Adel and al-Tigany are two of a growing list of journalists to be arrested by Sudanese authorities in recent weeks, against the backdrop of an amplifying anti-government protest movement.
Demonstrations began at the University of Khartoum on June 16 as a reaction to slashes in subsidies that have caused food, fuel and public transportation costs to skyrocket. The protests have since spread to other parts of the country, and some demonstrators are calling for an end to the 23-year regime of President Omar al-Bashir.
"We started off calling for the cancellation of the austerity measures," one protester told the Guardian in late June, "but now it's about bringing down the regime." Last Wednesday, Sudan’s opposition parties united to officially declare "the start of a peaceful campaign to topple the government," Al Jazeera has reported.
Al-Bashir once suggested in a speech that efforts to overturn his regime were as hopeless as attempting to lick one's elbow, prompting some demonstrators to name one organized protest “elbow-licking Friday” according to the Foreign Policy Democracy Lab blog.
He has explained that the succession of South Sudan one year ago yesterday is in part responsible for the unpopular “belt-tightening” measures that sparked the protests, blaming them on lost oil profits and the expense of the ongoing conflict between the divided countries, according to Al Jazeera.
The International Criminal Court has two arrest warrants out on al-Bashir, whom it has charged with five counts of crimes against humanity in conection with the conflict in Darfur, including murder, war crimes, and three counts of genocide .
The Sudanese regime has increasingly resorted to teargas, rubber bullets, mass beatings and arrests, and the harassment, detainment and deportation of journalists in its attemps to silence the uprising, the Committee to Protect Journalists (CPJ) reported yesterday.
On Friday, Sudan’s National Intelligence and Security Service (NISS) detained two journalists from Al Jazeera, correspondent Imad Abdel Hadi, and cameraman Yasser Suleiman, for a short period of time. Both were beaten in custody, the broadcaster reported. Al-Arabiya told Agence-France Presse (AFP) that its crew had also been briefly detained in Khartoum on Friday and its cameraman "roughed up," according to AFP.
Salma El-Wardany- who, like Adel, is 25, female, and Egyptian- was detained on June 21 while covering the protests for Bloomberg. She has subsequently been deported back to Egypt.
Egyptian state-run news website ahram online reported last Wednesday that Sudanese authorities had released Adel, allegedly relying on a statement by the Sudanese embassy in Egypt. The news site published another article on Saturday discreetly acknowledging that the previous report of her release had proven false.

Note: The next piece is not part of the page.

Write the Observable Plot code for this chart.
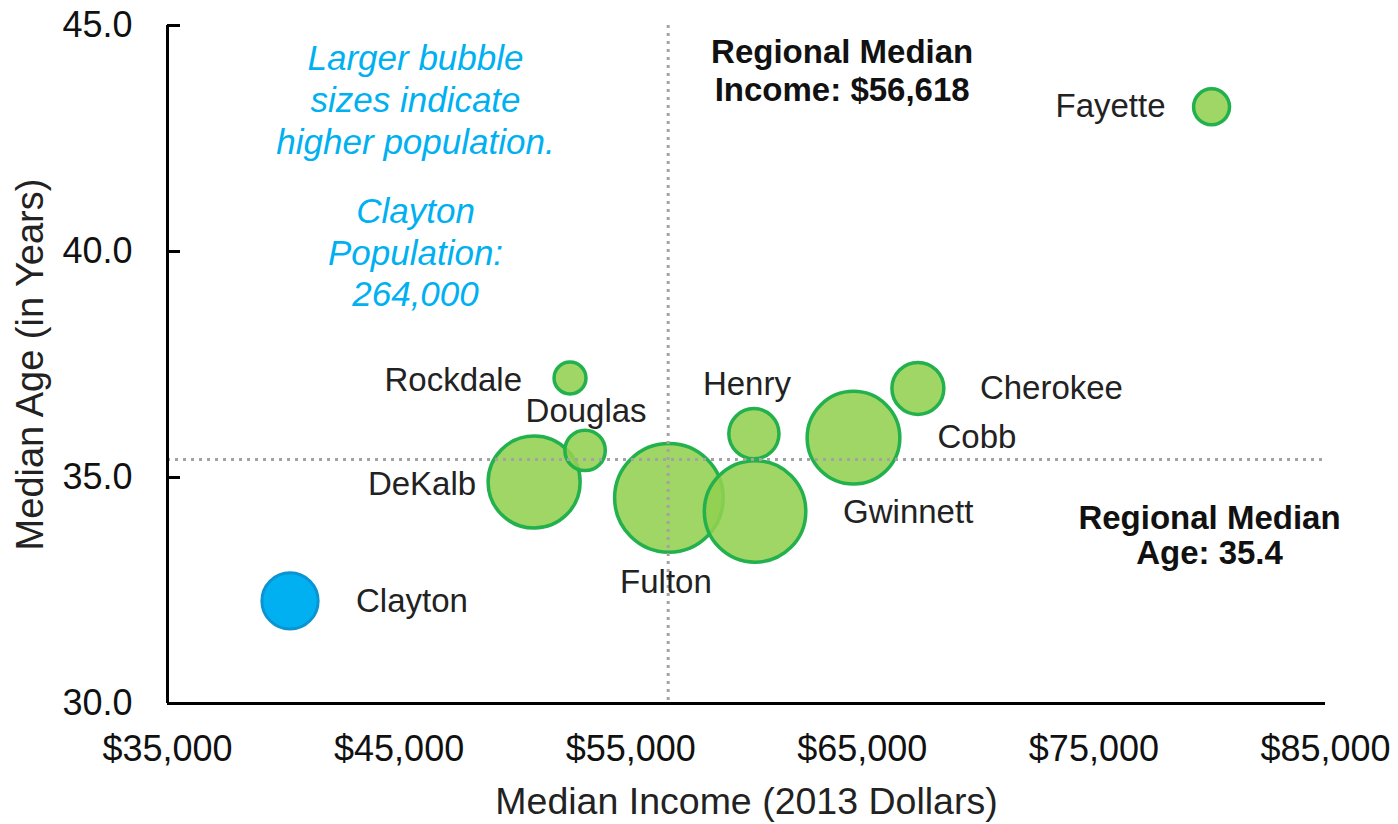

"Sudan believes it can silence reporting of political unrest by disappearing journalists into an informational black hole," said CPJ Deputy Director Robert Mahoney. “The families of Shaimaa Adel and Marwa al-Tigany do not even know if their loved ones are safe. This is truly cruel. We hold the Sudanese authorities responsible for the welfare and safety of these two journalists and call for their immediate release," Mahoney continued.
This video from Egypt Independent (subtitled in English) shows demonstrators, including Shaimaa Adel’s parents, demanding her release outside the Sudanese embassy in Cairo on July 7.
In this video, Al Jazeera speaks to the mother of Mohamed Hassan Alim, known as "Boushi," a 30 year-old Sudanese journalist and veteran activist who was arrested for the tenth time in late June when authorities stormed their Khartoum home. “It seems the government is feeling threatened by the protest movement since it could become a mass uprising against the regime,” says Telal Ismael, the editor of Mijhar Newspaper. “The authorities are preventing us from publishing photos or anything relating to the protests.”